Without the pictures, print the lines running from the beginning of the material to the line containing "lhs_y = [0.05, 0.06]", both ends included.

•••

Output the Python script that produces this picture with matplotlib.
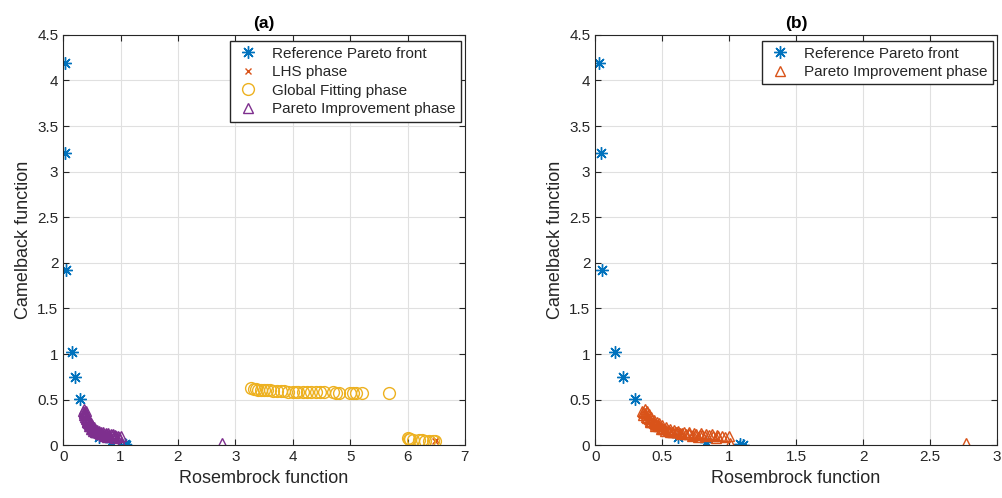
import numpy as np
import matplotlib.pyplot as plt

plt.rcParams['font.family'] = ['Liberation Sans', 'DejaVu Sans']

# Reference Pareto front
ref_x = [0.03, 0.04, 0.05, 0.15, 0.21, 0.30, 0.62, 0.83, 1.08, 1.10]
ref_y = [4.19, 3.20, 1.92, 1.02, 0.75, 0.51, 0.09, 0.035, 0.01, 0.005]

# LHS phase
lhs_x = [6.47, 6.50]
lhs_y = [0.05, 0.06]

# Global Fitting phase
gf_x = [3.28, 3.32, 3.36, 3.40, 3.45, 3.50, 3.55, 3.60, 3.65, 3.72,
        3.80, 3.85, 3.92, 4.00, 4.05, 4.10, 4.18, 4.25, 4.32, 4.40,
        4.48, 4.55, 4.70, 4.75, 4.80, 5.00, 5.05, 5.10, 5.20, 5.67,
        6.00, 6.02, 6.05, 6.10, 6.20, 6.25, 6.30, 6.38, 6.45, 6.48]
gf_y = [0.63, 0.62, 0.62, 0.61, 0.61, 0.60, 0.60, 0.60, 0.59, 0.59,
        0.59, 0.59, 0.58, 0.58, 0.58, 0.58, 0.58, 0.58, 0.58, 0.58,
        0.58, 0.58, 0.58, 0.57, 0.57, 0.57, 0.57, 0.57, 0.57, 0.57,
        0.08, 0.07, 0.07, 0.06, 0.06, 0.06, 0.05, 0.05, 0.05, 0.05]

# Pareto Improvement phase
pi_x = [0.35, 0.36, 0.37, 0.38, 0.38, 0.39, 0.40, 0.41, 0.42, 0.43,
        0.44, 0.45, 0.46, 0.47, 0.48, 0.50, 0.51, 0.52, 0.54, 0.55,
        0.56, 0.58, 0.60, 0.61, 0.63, 0.65, 0.68, 0.70, 0.73, 0.75,
        0.78, 0.80, 0.82, 0.85, 0.88, 0.92, 0.95, 1.00, 1.01, 2.77,
        0.37, 0.39, 0.40, 0.42, 0.44, 0.46, 0.48, 0.50, 0.53, 0.56,
        0.59, 0.62, 0.66, 0.70, 0.74, 0.79, 0.83, 0.87, 0.91, 0.36,
        0.41, 0.45, 0.49, 0.52, 0.57, 0.64, 0.72, 0.77, 0.90, 0.97]
pi_y = [0.38, 0.36, 0.35, 0.33, 0.31, 0.30, 0.29, 0.27, 0.26, 0.25,
        0.24, 0.23, 0.22, 0.21, 0.21, 0.19, 0.18, 0.18, 0.17, 0.16,
        0.15, 0.15, 0.14, 0.14, 0.13, 0.13, 0.12, 0.12, 0.11, 0.12,
        0.11, 0.11, 0.10, 0.11, 0.10, 0.10, 0.10, 0.10, 0.02, 0.02,
        0.40, 0.37, 0.34, 0.31, 0.28, 0.26, 0.24, 0.22, 0.20, 0.18,
        0.17, 0.16, 0.15, 0.14, 0.13, 0.13, 0.12, 0.12, 0.11, 0.33,
        0.25, 0.21, 0.18, 0.16, 0.14, 0.12, 0.10, 0.09, 0.08, 0.09]

blue = '#0072BD'
orange = '#D95319'
yellow = '#EDB120'
purple = '#7E2F8E'
star = (8, 2, 0)


def style(ax, xmax, xticks):
    ax.set_xlim(0, xmax)
    ax.set_ylim(0, 4.5)
    ax.set_xticks(xticks)
    ax.set_xticklabels(['%g' % v for v in xticks])
    ax.set_yticks(np.arange(0, 4.51, 0.5))
    ax.set_yticklabels(['%g' % v for v in np.arange(0, 4.51, 0.5)])
    ax.grid(True, color='#e0e0e0', linewidth=0.8)
    ax.set_axisbelow(True)
    ax.tick_params(direction='in', top=True, right=True, labelsize=11,
                   colors='#262626', length=4)
    for s in ax.spines.values():
        s.set_color('#262626')
        s.set_linewidth(0.8)
    ax.set_xlabel('Rosembrock function', fontsize=13, color='#262626')
    ax.set_ylabel('Camelback function', fontsize=13, color='#262626')


def legend(ax):
    leg = ax.legend(loc='upper right', fontsize=11, frameon=True,
                    fancybox=False, edgecolor='#262626', framealpha=1,
                    borderpad=0.35, labelspacing=0.3, handletextpad=0.8,
                    handlelength=1.6, borderaxespad=0.2,
                    bbox_to_anchor=(0.998, 0.992))
    for t in leg.get_texts():
        t.set_color('#262626')


fig = plt.figure(figsize=(10.02, 4.98), dpi=100)
ax1 = fig.add_axes([0.063, 0.106, 0.401, 0.824])
ax2 = fig.add_axes([0.594, 0.106, 0.401, 0.824])

ax1.plot(ref_x, ref_y, linestyle='none', marker=star, color=blue,
         markersize=9, markeredgewidth=1.0, label='Reference Pareto front')
ax1.plot(lhs_x, lhs_y, linestyle='none', marker='x', color=orange,
         markersize=5, markeredgewidth=1.0, label='LHS phase')
ax1.plot(gf_x, gf_y, linestyle='none', marker='o', color=yellow,
         markerfacecolor='none', markersize=8.5, markeredgewidth=1.0,
         label='Global Fitting phase')
ax1.plot(pi_x, pi_y, linestyle='none', marker='^', color=purple,
         markerfacecolor='none', markersize=7.5, markeredgewidth=1.0,
         label='Pareto Improvement phase')
style(ax1, 7, list(range(0, 8)))
ax1.set_title('(a)', fontsize=12.5, fontweight='bold', pad=5)
legend(ax1)

ax2.plot(ref_x, ref_y, linestyle='none', marker=star, color=blue,
         markersize=9, markeredgewidth=1.0, label='Reference Pareto front')
ax2.plot(pi_x, pi_y, linestyle='none', marker='^', color=orange,
         markerfacecolor='none', markersize=7.5, markeredgewidth=1.0,
         label='Pareto Improvement phase')
style(ax2, 3, [0, 0.5, 1, 1.5, 2, 2.5, 3])
ax2.set_title('(b)', fontsize=12.5, fontweight='bold', pad=5)
legend(ax2)

fig.savefig('out.png', dpi=100)
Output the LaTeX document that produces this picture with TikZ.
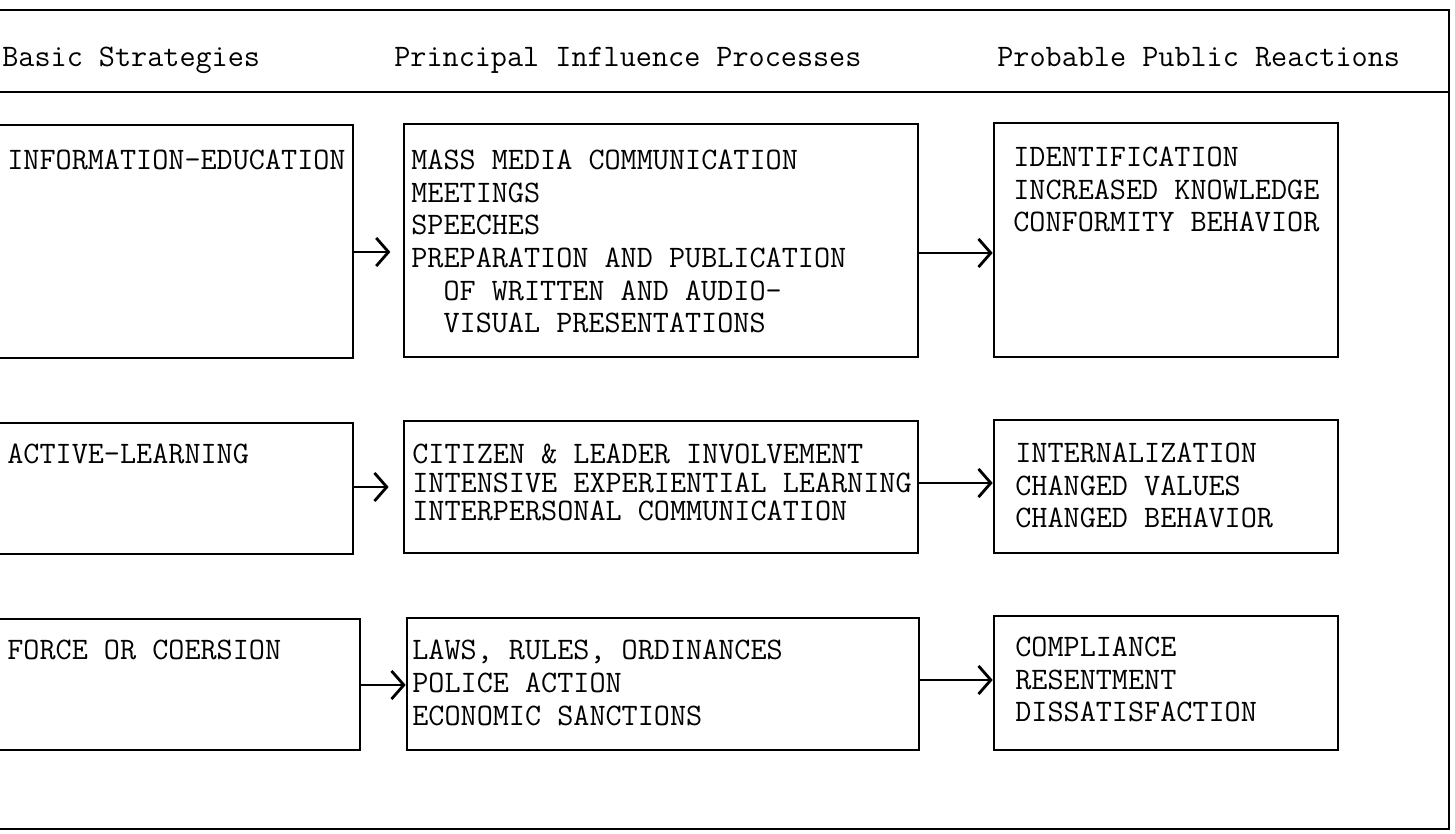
\documentclass[tikz,border=0pt]{standalone}
\usetikzlibrary{arrows.meta,fit}
\begin{document}
\begin{tikzpicture}[x=0.02cm,y=-0.02cm,>={Straight Barb[length=7pt,width=16pt,line width=1.6pt]},
    box/.style={draw,line width=1.5pt,inner sep=0pt},
    txt/.style={font=\fontsize{17.8}{18.6}\selectfont\ttfamily,align=left,inner sep=0pt,anchor=base west},
    txtb/.style={txt,font=\fontsize{17.8}{16.3}\selectfont\ttfamily}]
    \useasboundingbox (0,0) rectangle (1455,834);
    \clip (0,0) rectangle (1455,834);
    % frame and header
    \draw[line width=1.6pt] (-10,10) rectangle (1449,829);
    \draw[line width=1.6pt] (-10,92) -- (1449,92);
    \node[txt] (h1) at (2,67) {Basic Strategies};
    \node[txt] (h2) at (394,67) {Principal Influence Processes};
    \node[txt] (h3) at (997,67) {Probable Public Reactions};
    % boxes
    \node[box,fit={(-10,125) (353,358)}] (a1) {};
    \node[box,fit={(404,124) (918,357)}] (a2) {};
    \node[box,fit={(994,123) (1338,357)}] (a3) {};
    \node[box,fit={(-10,423) (353,554)}] (b1) {};
    \node[box,fit={(404,421) (918,553)}] (b2) {};
    \node[box,fit={(994,420) (1338,553)}] (b3) {};
    \node[box,fit={(-10,619) (360,750)}] (c1) {};
    \node[box,fit={(407,618) (919,750)}] (c2) {};
    \node[box,fit={(994,616) (1338,750)}] (c3) {};
    % texts (placed at the baseline of their last line)
    \node[txt] (la1) at (7,170) {INFORMATION-EDUCATION};
    \node[txt] (la2) at (411,333) {MASS MEDIA COMMUNICATION\\MEETINGS\\SPEECHES\\PREPARATION AND PUBLICATION\\\ \ OF WRITTEN AND AUDIO-\\\ \ VISUAL PRESENTATIONS};
    \node[txt] (la3) at (1013,232) {IDENTIFICATION\\INCREASED KNOWLEDGE\\CONFORMITY BEHAVIOR};
    \node[txt] (lb1) at (7,464) {ACTIVE-LEARNING};
    \node[txtb] (lb2) at (412,521) {CITIZEN \& LEADER INVOLVEMENT\\INTENSIVE EXPERIENTIAL LEARNING\\INTERPERSONAL COMMUNICATION};
    \node[txt] (lb3) at (1015,528) {INTERNALIZATION\\CHANGED VALUES\\CHANGED BEHAVIOR};
    \node[txt] (lc1) at (7,660) {FORCE OR COERSION};
    \node[txt] (lc2) at (412,725) {LAWS, RULES, ORDINANCES\\POLICE ACTION\\ECONOMIC SANCTIONS};
    \node[txt] (lc3) at (1015,722) {COMPLIANCE\\RESENTMENT\\DISSATISFACTION};
    % arrows
    \draw[->,line width=1.5pt,shorten >=7pt] (a1.east |- 0,252) -- (a2.west |- 0,252);
    \draw[->,line width=1.5pt] (a2.east |- 0,253) -- (a3.west |- 0,253);
    \draw[->,line width=1.5pt,shorten >=8pt] (b1.east |- 0,487) -- (b2.west |- 0,487);
    \draw[->,line width=1.5pt] (b2.east |- 0,483) -- (b3.west |- 0,483);
    \draw[->,line width=1.5pt] (c1.east |- 0,685) -- (c2.west |- 0,685);
    \draw[->,line width=1.5pt] (c2.east |- 0,680) -- (c3.west |- 0,680);
\end{tikzpicture}
\end{document}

•••

* **Task output**
Output the Python script that produces this picture with matplotlib.
import numpy as np
import matplotlib.pyplot as plt

plt.rcParams['font.family'] = ['Liberation Sans', 'DejaVu Sans']

# Reference Pareto front
ref_x = [0.03, 0.04, 0.05, 0.15, 0.21, 0.30, 0.62, 0.83, 1.08, 1.10]
ref_y = [4.19, 3.20, 1.92, 1.02, 0.75, 0.51, 0.09, 0.035, 0.01, 0.005]

# LHS phase
lhs_x = [6.47, 6.50]
lhs_y = [0.05, 0.06]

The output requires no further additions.